Too early to judge on Dubya, but it looks to me like although there may be great loathing and even hatred for what he does or stands for, on the personal level he is rather the target of being scorned or “despised” as a pigheaded intellectual lightweigh, rather than hated. However he still commands plurality support.

Bubba Clinton was widely popular, in terms of the Big Picture; however, for those who did/do hate him, the hatred burns like the fire of a thousand suns. Together with his First Family was a target of harsher personal insult than Reagan and his First Family in their time, but at the same time was top of the polls even more so than RR, all the way through-- best thing that can happen to a President is to have his 8 years coincide with a peacetime economic boom. The general view of Clinton is that of a bright guy with superstar charisma but fatally flawed character, while the Clintophobes see in Bill an abomination before the eyes of the Lord.

Poppy Bush: In the words of Roger Mudd, “the problem with George Bush is that he’s boring, boring, boring…”. He was not widely “hated”. He was not widely “loved”. He was just the President, and he really had nothing to offer beyond more of the same.

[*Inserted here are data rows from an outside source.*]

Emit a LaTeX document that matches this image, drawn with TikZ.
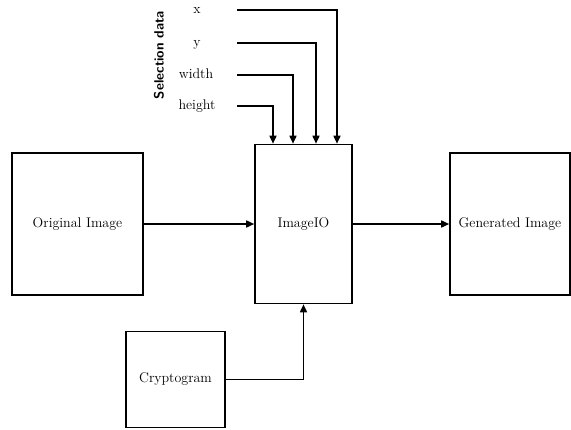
\documentclass[tikz,border=0pt]{standalone}
\usetikzlibrary{arrows.meta}
\begin{document}
\begin{tikzpicture}[x=1pt,y=-1pt,
  box/.style={draw, line width=1.6pt, inner sep=0pt, font=\fontsize{14}{16}\selectfont},
  lbl/.style={anchor=base, inner sep=0pt, font=\fontsize{14}{16}\selectfont},
  conn/.style={line width=1.6pt},
  arr/.style={line width=1.6pt, -{Triangle[length=8pt,width=7pt]}}]
\useasboundingbox (0,0) rectangle (571,429);
\node[box, minimum width=131pt, minimum height=142pt] (orig) at (77.5,224) {Original Image};
\node[box, minimum width=97pt, minimum height=159pt] (io) at (303.5,224) {ImageIO};
\node[box, minimum width=120pt, minimum height=142pt] (gen) at (510,224) {Generated Image};
\node[box, minimum width=99pt, minimum height=96pt] (crypt) at (175.5,379.5) {Cryptogram};
\node[lbl] (lx) at (197,13) {x};
\node[lbl] (ly) at (197,46) {y};
\node[lbl] (lw) at (196,78) {width};
\node[lbl] (lh) at (197,109) {height};
\node[inner sep=0pt, rotate=90, font=\sffamily\bfseries\fontsize{13.5}{15}\selectfont] (sel) at (159,55) {Selection data};
\coordinate (cx) at (237,10);
\coordinate (cy) at (237,43);
\coordinate (cw) at (237,75);
\coordinate (ch) at (237,106);
\draw[arr] (cx) -| ([xshift=33.5pt]io.north);
\draw[arr] (cy) -| ([xshift=12.5pt]io.north);
\draw[arr] (cw) -| ([xshift=-10.5pt]io.north);
\draw[arr] (ch) -| ([xshift=-30.5pt]io.north);
\draw[arr] (orig.east) -- (io.west);
\draw[arr] (io.east) -- (gen.west);
\draw[arr] (crypt.east) -| (io.south);
\end{tikzpicture}
\end{document}
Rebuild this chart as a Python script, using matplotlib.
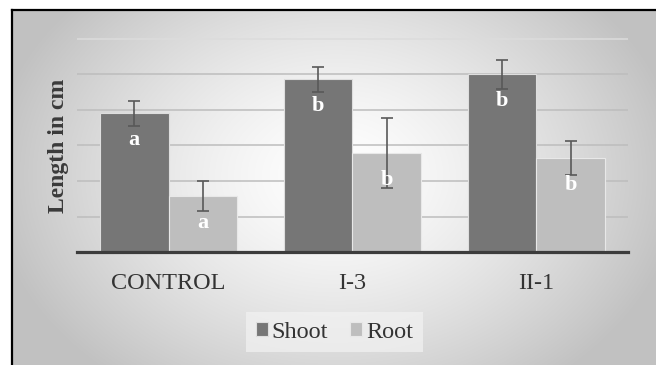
import numpy as np
import matplotlib
matplotlib.use("Agg")
from matplotlib import pyplot as plt
from matplotlib.lines import Line2D

plt.rcParams["font.family"] = ["Liberation Serif", "DejaVu Serif"]

# data (grid units, one per gridline)
groups = ["CONTROL", "I-3", "II-1"]
shoot = [3.90, 4.86, 5.00]
shoot_err = [0.36, 0.35, 0.40]
root = [1.58, 2.79, 2.65]
root_err = [0.42, 0.98, 0.47]
shoot_letters = ["a", "b", "b"]
root_letters = ["a", "b", "b"]

W, H = 656, 365
fig = plt.figure(figsize=(W / 100, H / 100), dpi=100)

# radial gradient background inside the frame
bg = fig.add_axes([0, 0, 1, 1], zorder=-10)
yy, xx = np.mgrid[0:H, 0:W]
r = np.sqrt(((xx - 335) / 345.0) ** 2 + ((yy - 175) / 260.0) ** 2)
shade = 1 - 0.24 * np.clip(r, 0, 1) ** 1.4
img = np.dstack([shade, shade, shade])
img[:, :11] = 1
img[:9, :] = 1
bg.imshow(img, extent=[0, 1, 0, 1], aspect="auto", origin="upper", interpolation="bilinear")
bg.axis("off")

# black frame, top and left
fig.add_artist(Line2D([11.5 / W, 11.5 / W], [0, 1 - 9.5 / H], transform=fig.transFigure,
                      color="black", lw=1.6, solid_capstyle="projecting"))
fig.add_artist(Line2D([11.5 / W, 1], [1 - 9.5 / H, 1 - 9.5 / H], transform=fig.transFigure,
                      color="black", lw=1.6, solid_capstyle="projecting"))

ax = fig.add_axes([76.6 / W, (H - 252.3) / H, (628.4 - 76.6) / W, 214.7 / H])
ax.set_facecolor("none")

x = np.arange(len(groups))
bw = 0.373
err_kw = dict(ecolor="#595959", elinewidth=1.2, capsize=4.3, capthick=1.2)
b1 = ax.bar(x - bw / 2, shoot, bw, yerr=shoot_err, color="#767676", edgecolor="#dedede",
            linewidth=0.8, error_kw=err_kw, label="Shoot", zorder=3)
b2 = ax.bar(x + bw / 2, root, bw, yerr=root_err, color="#bebebe", edgecolor="#e8e8e8",
            linewidth=0.8, error_kw=err_kw, label="Root", zorder=3)

for bars, letters in [(b1, shoot_letters), (b2, root_letters)]:
    for rect, lt in zip(bars, letters):
        ax.annotate(lt, (rect.get_x() + rect.get_width() / 2, rect.get_height()),
                    xytext=(0, -27), textcoords="offset pixels", ha="center", va="center",
                    color="white", fontsize=16, fontweight="bold", zorder=5)

ax.set_xlim(-0.5, 2.5)
ax.set_ylim(0, 6.03)
ax.set_yticks(range(1, 7))
ax.yaxis.grid(True, color="#bdbdbd", lw=1.1, zorder=0)
ax.get_ygridlines()[-1].set_color("#dcdcdc")
ax.tick_params(axis="y", left=False, labelleft=False)
ax.set_xticks(x)
ax.set_xticklabels(groups, fontsize=17.5, color="#333333")
ax.tick_params(axis="x", length=0, pad=15)
for s in ["top", "right", "left"]:
    ax.spines[s].set_visible(False)
ax.spines["bottom"].set_color("#3c3c3c")
ax.spines["bottom"].set_linewidth(2.3)
ax.spines["bottom"].set_zorder(4)

fig.text(58.6 / W, 1 - 145.5 / H, "Length in cm", rotation=90, ha="center", va="center",
         fontsize=17, fontweight="bold", color="#3a3a3a")

leg = fig.legend(loc="center", bbox_to_anchor=(334.5 / W, 1 - 332 / H), ncol=2, frameon=True,
                 fontsize=17.5, handlelength=0.5, handleheight=0.5, handletextpad=0.15,
                 columnspacing=0.9, borderpad=0.4, labelcolor="#333333")
leg.get_frame().set_facecolor("#f2f2f2")
leg.get_frame().set_alpha(0.7)
leg.get_frame().set_edgecolor("none")
leg.get_frame().set_boxstyle("square", pad=0)

fig.savefig("out.png", dpi=100)
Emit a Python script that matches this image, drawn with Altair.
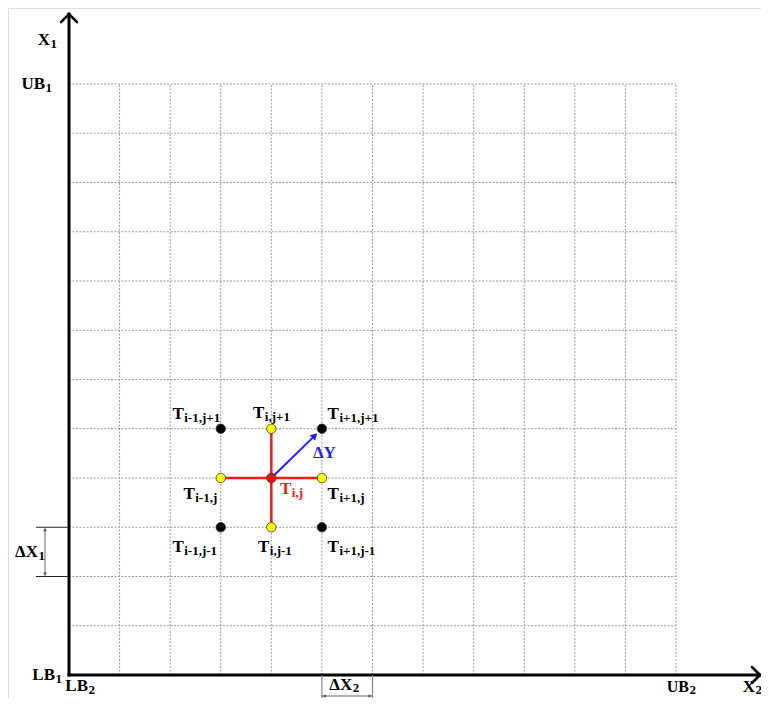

Ron: As far as I could tell, the people who felt negatively about Bonzo’s uncle, on the personal side were also of the not-so-much-hate as scorn or despise as an intellectual inferior, in a prefiguring of GWB; and on the policy side, for the greater number of Ronniephobes it was not so much hate as raw fear, namely that this red-baiting arms-racing supply-side cowboy would blunder us into WW3 and/or turn over the Judiciary to Jerry Falwell and/or just let people starve in the streets. Still, the Administration DID have a high “sleaze factor”, and there WAS a hard core of hard-line loathing of what Ron stood for, on the ideological left. But, again, the Gipper held top of the polls

Jimmy: Whenever, in the darkest days of Clinton, someone said that the People of America want a Presidents that tells the truth, I’m sure Mr. Carter punched the wall. Face it: the people of America will tar and feather any leader who gives them The Bad News. We want to be told we should win one for the Gipper even if it’s a bogus story. Carter had good positives as a human being even while in office, bless his lustful heart, but received lots of scorn, not all of it earned, as an executive.

Jerry Ford: Placeholder president. Not really hated or loved, tended to be ridiculed as a bumbler but considered meh as a leader, except that he earned a ton of negatives for pardoning Nixon… which was a lose/lose situation in any case. He caught only the start of the 1975-1980 period of American suckitude, leaving Carter to bear the brunt of it.

I think the most hated is also the most loved.

Basically presidents who changed things are the ones who caused such emotions. Carter was (IMHO) incompentant, and really didn’t earn either all that much. R.R. was very much loved by some, and hated by others. I think time has shown him to be very benificial and some of those who hated him have moderated their views. G.B. was also pretty ineffective (as seen by most), and falls into the J.C. catagory. W.J.C. I think on one hand as a happy go luckly guy, and people generally like that, so I really don’t see him as hated, though I do have personal beliefs that he has compromized US superpower status. GWB, due to energy prices and some people’s view of the war, I think would currently earn him the title, but only time will tell. Also we have potential president Hillary, which I think many would see her as arrogant and unfit for the presidency.

So right now I see GWB and HRC as the most hated. I do see as time goes on that GWB’s hatred mellows, HRC’s is an unknown.

Nope. He was a very popular President with high approval ratings.

Even LBJ won every state but one in the election in 1964.